I was puzzled by Daniel Gros’ recent column in which he claims that Germany’s dominance of the EMU may be coming to an end. Gros’ argument is based on two facts. The first is the slowing growth rate of Germany, that seems to be heading towards the pre-crisis “normal” of slow growth (Germany grew less than the EMU average for most of the period 1999-2007). The second, more geo-political, is the lack of willingness (or of capacity) to manage the crises that face the EU (in particular the refugees crisis).
Gros concludes that this loss of influence is dangerous, because Germany will not be able to resist the changes in policies that are pushed by peripheral countries and by the ECB. Of course, implicit in this statement, is Gros’ belief that these policies were necessary and useful.

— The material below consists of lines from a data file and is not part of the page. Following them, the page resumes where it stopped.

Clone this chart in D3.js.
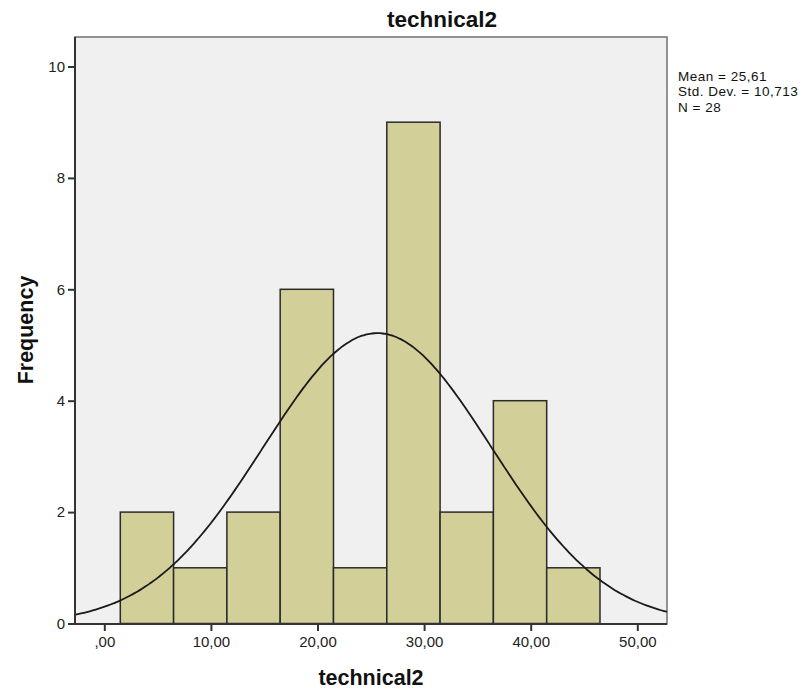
<!DOCTYPE html>
<html><head><meta charset="utf-8">
<script src="https://cdn.jsdelivr.net/npm/d3@7"></script>
<style>body{margin:0;background:#fff;} svg{display:block;}</style>
</head><body>
<svg id="c" width="811" height="695"></svg>
<script>
const binStarts = [1.5, 6.5, 11.5, 16.5, 21.5, 26.5, 31.5, 36.5, 41.5];
const binWidth = 5;
const counts = [2, 1, 2, 6, 1, 9, 2, 4, 1];
const xTicks = [0, 10, 20, 30, 40, 50];
const xTickLabels = [",00", "10,00", "20,00", "30,00", "40,00", "50,00"];
const yTicks = [0, 2, 4, 6, 8, 10];
const mean = 25.61, sd = 10.713, n = 28;
const statsLines = ["Mean = 25,61", "Std. Dev. = 10,713", "N = 28"];
const title = "technical2", xLabel = "technical2", yLabel = "Frequency";

const FONT = "Arial, 'Liberation Sans', sans-serif";
const svg = d3.select("#c");
const L = 75, R = 667, T = 37, B = 624;
const x = d3.scaleLinear().domain([0, 50]).range([104.3, 637.3]);
const xMin = x.invert(L), xMax = x.invert(R);
const y = d3.scaleLinear().domain([0, 10]).range([623.5, 66.5]);

svg.append("rect").attr("x", L).attr("y", T).attr("width", R - L).attr("height", B - T)
  .attr("fill", "#f0f0f0").attr("stroke", "#707070").attr("stroke-width", 1.5);

const g = svg.append("g");
g.append("defs").append("clipPath").attr("id", "clip").append("rect")
  .attr("x", L).attr("y", T).attr("width", R - L).attr("height", B - T);

g.selectAll("rect.bar").data(binStarts).join("rect").attr("class", "bar")
  .attr("x", (d) => x(d)).attr("width", (d) => x(d + binWidth) - x(d))
  .attr("y", (d, i) => y(counts[i])).attr("height", (d, i) => y(0) - y(counts[i]))
  .attr("fill", "#d3cf98").attr("stroke", "#2a2a2a").attr("stroke-width", 1.5);

const pts = d3.range(0, 201).map(i => xMin + (xMax - xMin) * i / 200);
const pdf = v => n * binWidth * Math.exp(-0.5 * ((v - mean) / sd) ** 2) / (sd * Math.sqrt(2 * Math.PI));
g.append("path").datum(pts).attr("clip-path", "url(#clip)")
  .attr("d", d3.line().x(d => x(d)).y(d => y(pdf(d))).curve(d3.curveBasis))
  .attr("fill", "none").attr("stroke", "#1a1a1a").attr("stroke-width", 1.8);

svg.append("line").attr("x1", L).attr("x2", L).attr("y1", T).attr("y2", B + 1).attr("stroke", "#333").attr("stroke-width", 2);
svg.append("line").attr("x1", L - 1).attr("x2", R).attr("y1", B).attr("y2", B).attr("stroke", "#333").attr("stroke-width", 2);

const xAxis = d3.axisBottom(x).tickValues(xTicks).tickFormat((d, i) => xTickLabels[i]).tickSize(7).tickPadding(5);
const xa = svg.append("g").attr("transform", `translate(0,${B})`).call(xAxis);
xa.select(".domain").remove();
xa.selectAll("line").attr("stroke", "#333").attr("stroke-width", 2);
xa.selectAll("text").attr("font-family", FONT).attr("font-size", 15).attr("fill", "#222");

const yAxis = d3.axisLeft(y).tickValues(yTicks).tickSize(7).tickPadding(3);
const ya = svg.append("g").attr("transform", `translate(${L},0)`).call(yAxis);
ya.select(".domain").remove();
ya.selectAll("line").attr("stroke", "#333").attr("stroke-width", 2);
ya.selectAll("text").attr("font-family", FONT).attr("font-size", 15).attr("fill", "#222");

svg.append("text").attr("x", 442).attr("y", 27).attr("text-anchor", "middle")
  .attr("font-family", FONT).attr("font-weight", "bold").attr("font-size", 22.5).attr("fill", "#111").text(title);
svg.append("text").attr("x", 371).attr("y", 685).attr("text-anchor", "middle")
  .attr("font-family", FONT).attr("font-weight", "bold").attr("font-size", 21.5).attr("fill", "#111").text(xLabel);
svg.append("text").attr("transform", "translate(33,330) rotate(-90)").attr("text-anchor", "middle")
  .attr("font-family", FONT).attr("font-weight", "bold").attr("font-size", 21.5).attr("fill", "#111").text(yLabel);

svg.selectAll("text.stat").data(statsLines).join("text").attr("class", "stat")
  .attr("x", 678).attr("y", (d, i) => 80.5 + i * 15.5)
  .attr("font-family", FONT).attr("font-size", 13.5).attr("letter-spacing", 0.5).attr("fill", "#111").text(d => d);
</script>
</body></html>
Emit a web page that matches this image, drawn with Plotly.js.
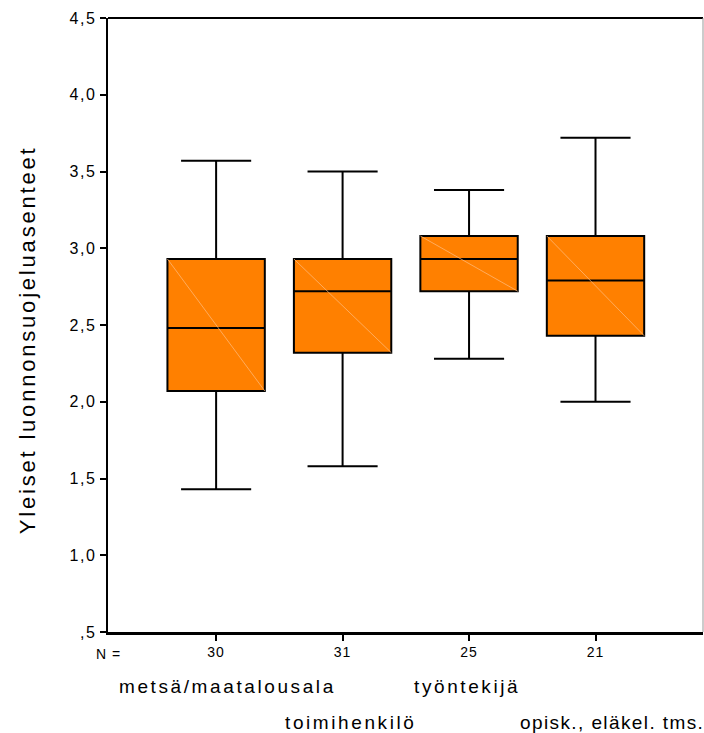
<!DOCTYPE html>
<html>
<head>
<meta charset="utf-8">
<script src="https://cdn.plot.ly/plotly-3.0.1.min.js"></script>
<style>
  html, body { margin: 0; padding: 0; background: #fff; }
  #chart { width: 704px; height: 733px; }
</style>
</head>
<body>
<div id="chart"></div>
<script>
// ---- data ----
const categories = ['metsä/maatalousala', 'toimihenkilö', 'työntekijä', 'opisk., eläkel. tms.'];
const nValues = [30, 31, 25, 21];
const lowerWhisker = [1.43, 1.58, 2.28, 2.00];
const q1 = [2.07, 2.32, 2.72, 2.43];
const median = [2.48, 2.72, 2.93, 2.79];
const q3 = [2.93, 2.93, 3.08, 3.08];
const upperWhisker = [3.57, 3.50, 3.38, 3.72];
const yTickVals = [0.5, 1.0, 1.5, 2.0, 2.5, 3.0, 3.5, 4.0, 4.5];
const yTickText = [',5', '1,0', '1,5', '2,0', '2,5', '3,0', '3,5', '4,0', '4,5'];
const yTitle = 'Yleiset luonnonsuojeluasenteet';
const nPrefix = 'N =';

// ---- styling helpers ----
const FONT = '"Liberation Sans", Arial, sans-serif';
const sp = (t, px) => '<span style="letter-spacing:' + px + 'px">' + t + '</span>';
const boxWidth = 0.77;
const labelRowShift = [-54, -90];
const labelXShift = [11, 8, -2, 16];
const labelSpacing = [2.6, 2.6, 2.6, 1.4];

const trace = {
  type: 'box',
  x: categories,
  lowerfence: lowerWhisker,
  q1: q1,
  median: median,
  q3: q3,
  upperfence: upperWhisker,
  width: boxWidth,
  whiskerwidth: 0.72,
  fillcolor: '#FF8000',
  line: { color: '#000000', width: 2 },
  boxpoints: false,
  showlegend: false,
  hoverinfo: 'skip'
};

const shapes = [
  { type: 'line', xref: 'paper', yref: 'paper', x0: 0, x1: 1, y0: 1, y1: 1, line: { color: '#000', width: 2 } },
  { type: 'line', xref: 'paper', yref: 'paper', x0: 1, x1: 1, y0: 0, y1: 1, line: { color: '#999', width: 1 } }
];
// faint diagonal artefact inside each box (SPSS rendering)
categories.forEach((c, i) => {
  shapes.push({
    type: 'line', xref: 'x', yref: 'y', layer: 'above',
    x0: i - boxWidth / 2, x1: i + boxWidth / 2, y0: q3[i], y1: q1[i],
    line: { color: 'rgba(255,190,130,0.7)', width: 1 }
  });
});

const annotations = [
  { xref: 'paper', yref: 'paper', x: 0, y: 0, xanchor: 'center', yanchor: 'middle', yshift: -22,
    text: sp(nPrefix, 1), showarrow: false, font: { family: FONT, size: 14, color: '#000' } },
  { xref: 'paper', yref: 'paper', x: 0, y: 0.4753, xanchor: 'center', yanchor: 'middle', xshift: -81,
    textangle: -90, text: sp(yTitle, 2.8), showarrow: false, font: { family: FONT, size: 22, color: '#000' } }
];
categories.forEach((c, i) => {
  annotations.push({
    xref: 'x', yref: 'paper', x: c, y: 0, xanchor: 'center', yanchor: 'middle',
    xshift: labelXShift[i], yshift: labelRowShift[i % 2],
    text: sp(c, labelSpacing[i]), showarrow: false, font: { family: FONT, size: 19, color: '#000' }
  });
});

const layout = {
  width: 704, height: 733,
  margin: { l: 108, r: 1, t: 18, b: 101, pad: 0 },
  paper_bgcolor: '#fff', plot_bgcolor: '#fff',
  font: { family: FONT, color: '#000' },
  showlegend: false,
  xaxis: {
    type: 'category', range: [-0.855, 3.85],
    tickvals: categories, ticktext: nValues.map(v => sp(String(v), 1)),
    ticks: 'outside', ticklen: 6, tickwidth: 2, tickcolor: '#000',
    tickfont: { family: FONT, size: 14, color: '#000' },
    showline: true, linecolor: '#000', linewidth: 2.5,
    showgrid: false, zeroline: false, fixedrange: true
  },
  yaxis: {
    range: [0.5, 4.5],
    tickvals: yTickVals, ticktext: yTickText.map(t => sp(t, 1.5)),
    ticks: 'outside', ticklen: 6, tickwidth: 2, tickcolor: '#000',
    tickfont: { family: FONT, size: 16, color: '#000' },
    showline: true, linecolor: '#000', linewidth: 2.5,
    showgrid: false, zeroline: false, fixedrange: true
  },
  shapes: shapes,
  annotations: annotations
};

Plotly.newPlot('chart', [trace], layout, { displayModeBar: false, staticPlot: true });
</script>
</body>
</html>
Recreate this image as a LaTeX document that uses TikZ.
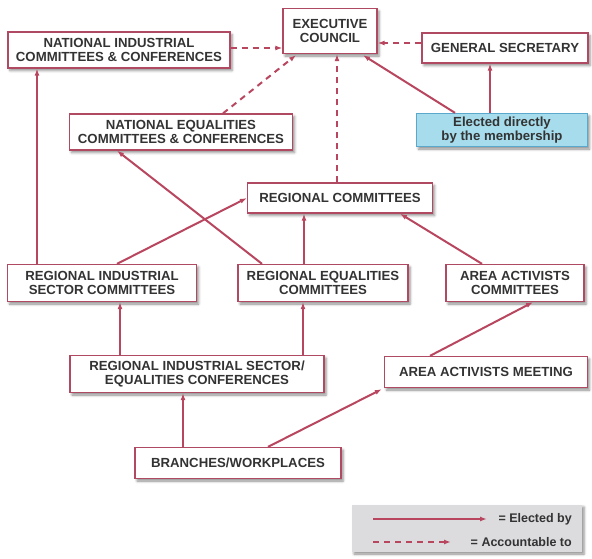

I welcome the recognition that Germany has steered the EMU since the beginning of the crisis. Those of us talking about the Germanification of Europe have been decried until very recently. Yet, I do not share, not at all, Gros’ view.
True, Germany’s growth is slowing down. These are the risks of an export-led growth model: countries are not masters of their own fate. Germany stayed clear from the peripheral countries’ crisis (that it contributed to create) by turning to the US and to emerging economies as markets for its exports. But now that these countries are also having problems the limits of jumping on other countries’ shoulders to grow become evident. I am surprised by Gros’ surprise, as this was evident from the very beginning.
But here I do not want to reiterate my criticisms of the export-led model, starting from the fallacy of composition. Instead, I would like to challenge Gros’ argument that Germany’s influence is waning. I would say on the contrary that the Germanification of the eurozone is almost complete.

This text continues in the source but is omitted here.